To embed a font in a document, open it in Word on a computer which has the font installed (check no substitution is occuring), and go to Word Options > Save > Embed Fonts in File

But this doesnt seem to work.

Below is my code:

        Mapper fontMapper = new IdentityPlusMapper();

        PhysicalFont font = PhysicalFonts.getPhysicalFonts().get(
                "Comic Sans MS");

        fontMapper.getFontMappings().put("Algerian", font);

        template.setFontMapper(fontMapper);

        PdfSettings pdfSettings = new PdfSettings();

        org.docx4j.convert.out.pdf.PdfConversion conversion = new org.docx4j.convert.out.pdf.viaXSLFO.Conversion(
                template);

        OutputStream out = new FileOutputStream(f1);
        conversion.output(out, pdfSettings);

In above code font is Algerain

Any help will be much appreciated.


Solution

  • Posting this answer because I saw this question raised many times with UTF encoding hope this post helps. this piece of code solved the above problem.

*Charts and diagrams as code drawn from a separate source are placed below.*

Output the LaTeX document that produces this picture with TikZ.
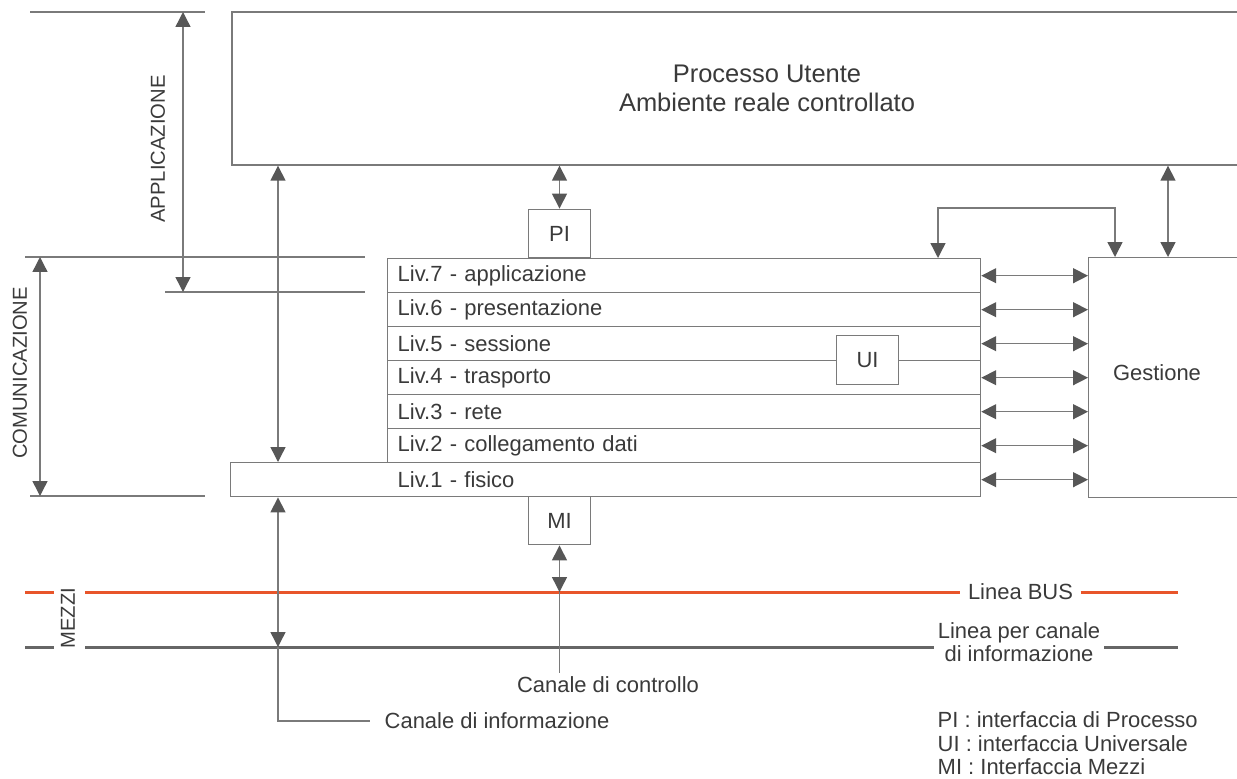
\documentclass[tikz,border=0pt]{standalone}
\usepackage{fontspec}
\setmainfont{Liberation Sans}
\usetikzlibrary{arrows.meta, positioning, calc}
\definecolor{cgrey}{HTML}{7A7A7A}
\definecolor{ctip}{HTML}{575757}
\definecolor{cdark}{HTML}{3A3A3A}
\definecolor{cbus}{HTML}{E8552A}
\definecolor{cline}{HTML}{666666}
\tikzset{
  every picture/.style={line width=0.8pt},
  frame/.style={draw=cgrey, fill=white, inner sep=0pt},
  layer/.style={frame, anchor=north west, minimum height=0.68cm, text width=11.46cm, inner xsep=0.2cm, align=left, font=\fontsize{12.5}{14}\selectfont, text=cdark},
  iface/.style={frame, minimum width=1.24cm, minimum height=0.97cm, font=\fontsize{12.5}{14}\selectfont, text=cdark},
  arrow/.style={{Triangle[length=8.5pt, width=8.5pt, color=ctip]}-{Triangle[length=8.5pt, width=8.5pt, color=ctip]}, draw=cgrey},
  note/.style={font=\fontsize{12.5}{13.3}\selectfont, text=cdark, inner sep=0pt},
  dimlabel/.style={font=\fontsize{11.5}{13}\selectfont, text=cdark, rotate=90, inner sep=0pt},
  medium/.style={line width=1.7pt},
}

\begin{document}
\begin{tikzpicture}[x=0.02cm, y=-0.02cm]
  \useasboundingbox (0,0) rectangle (1237,778);
  \clip (0,0) rectangle (1237,778);
  % user process, open to the right
  \node[frame, minimum width=21.4cm, minimum height=3.06cm, align=center, font=\fontsize{14.5}{16.4}\selectfont, text=cdark] (proc) at (767,88.5) {Processo Utente\\Ambiente reale controllato};
  % management block
  \node[frame, anchor=north west, minimum width=4cm, minimum height=4.8cm] (ges) at (1088,257) {};
  \node[note] (gestxt) at (1157,373) {Gestione};
  % the seven levels
  \node[frame, anchor=north west, minimum width=15cm, minimum height=0.68cm] (fis) at (230,462) {};
  \foreach \n/\t [count=\i from 0] in {7/applicazione, 6/presentazione, 5/sessione, 4/trasporto, 3/rete, 2/collegamento dati}
    \node[layer] (l\n) at (387,258+34*\i) {Liv.\n{} - \t};
  \node[layer, draw=none, fill=none] (l1) at (387,462) {Liv.1 - fisico};
  \foreach \n in {7,...,1} \draw[arrow] (l\n.east -| fis.east) -- (l\n.east -| ges.west);
  % interfaces
  \node[iface] (pi) at (559.5,233.5) {PI};
  \node[iface] (ui) at (867.5,360) {UI};
  \node[iface] (mi) at (559.5,520.5) {MI};
  \draw[arrow] (pi.north) -- (pi.north |- proc.south);
  % management links
  \coordinate (bl) at (938,208);
  \coordinate (br) at (1115,208);
  \coordinate (gtop) at (1168,0);
  \draw[arrow] (bl |- l7.north) -- (bl) -- (br) -- (br |- ges.north);
  \draw[arrow] (gtop |- ges.north) -- (gtop |- proc.south);
  % dimension marks
  \draw[cgrey] (30,12) -- (205,12) (25,257) -- (365,257) (165,292) -- (365,292) (30,496) -- (205,496);
  \coordinate (appT) at (183,12);
  \coordinate (appB) at (183,292);
  \coordinate (comT) at (40,257);
  \coordinate (comB) at (40,496);
  \draw[arrow] (appT) -- (appB);
  \draw[arrow] (comT) -- (comB);
  \node[dimlabel] (app) at (158,149) {APPLICAZIONE};
  \node[dimlabel] (com) at (20,373) {COMUNICAZIONE};
  \node[dimlabel] (mez) at (68,618) {MEZZI};
  % media lines
  \coordinate (busL) at (85,592);
  \coordinate (infL) at (85,647);
  \node[note, inner xsep=4pt] (bus) at (1020.5,592) {Linea BUS};
  \node[note, inner xsep=2pt, align=center] (chan) at (1019,642) {Linea per canale\\di informazione};
  \draw[cbus, medium] (25,592) -- (54,592) (busL) -- (bus.west) (bus.east) -- (1178,592);
  \draw[cline, medium] (25,647) -- (54,647) (infL) -- (chan.west |- infL) (chan.east |- infL) -- (1178,647);
  % information channel
  \coordinate (ci) at (278,0);
  \node[note, anchor=west] (info) at (384,721) {Canale di informazione};
  \draw[arrow] (ci |- proc.south) -- (ci |- fis.north);
  \draw[arrow] (ci |- fis.south) -- (ci |- infL);
  \draw[cgrey] (ci |- infL) |- ([xshift=-8pt]info.west);
  % control channel
  \node[note] (ctrl) at (608,685) {Canale di controllo};
  \draw[arrow] (mi.south) -- (mi.south |- busL);
  \draw[cgrey] (mi.south |- busL) -- ([yshift=2pt]mi.south |- ctrl.north);
  % legend
  \node[note, align=left, anchor=west] (legend) at (937,743.5) {PI : interfaccia di Processo\\UI : interfaccia Universale\\MI : Interfaccia Mezzi};
\end{tikzpicture}
\end{document}
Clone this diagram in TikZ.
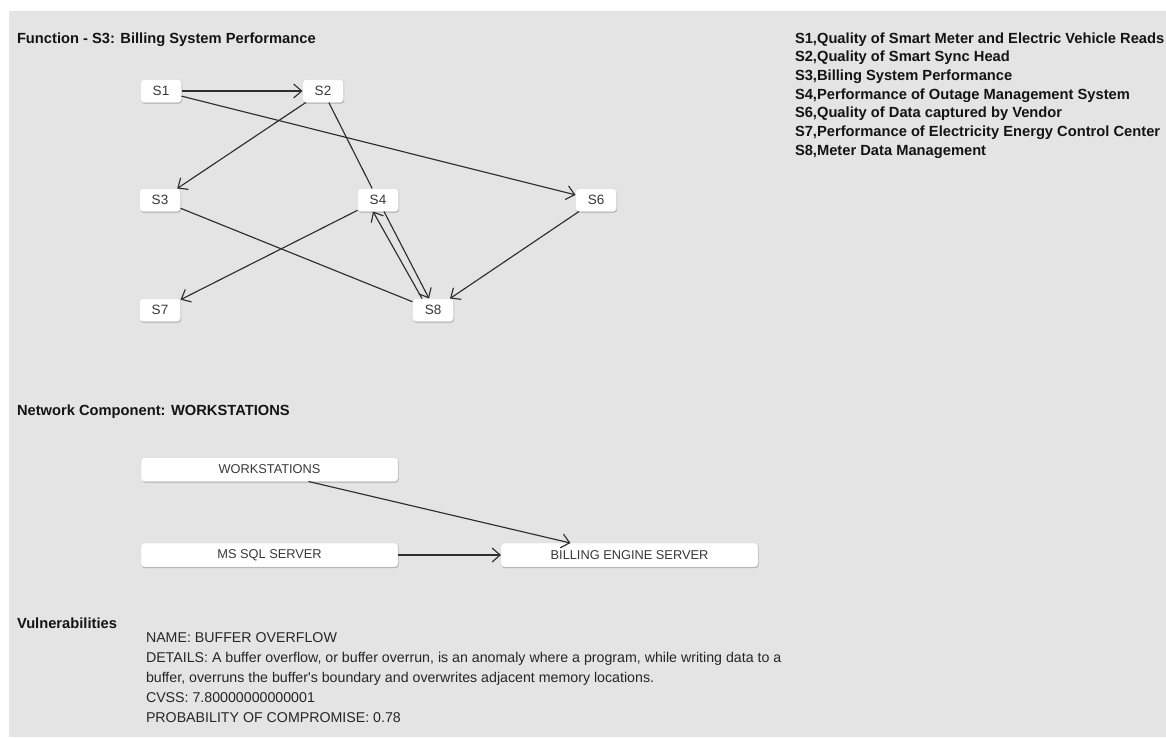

       File f = new File("/path/to/sample.docx");   
       template.save(f);
       File f1 = new File("/path/to/sample.pdf");
       Runtime.getRuntime().exec("doc2pdf " + f);
    

    If sample.docx is our input docx file containing any international language like Chinese etc it will be converted to pdf with same filename and at same path.

    This is because Runtime.getRuntime().exec("doc2pdf " + f); this piece of code runs the terminal command doc2pdf in java program with unbuntu as OS,before this we need to install sudo apt-get install unoconv from terminal this is for doc2pdf command to work.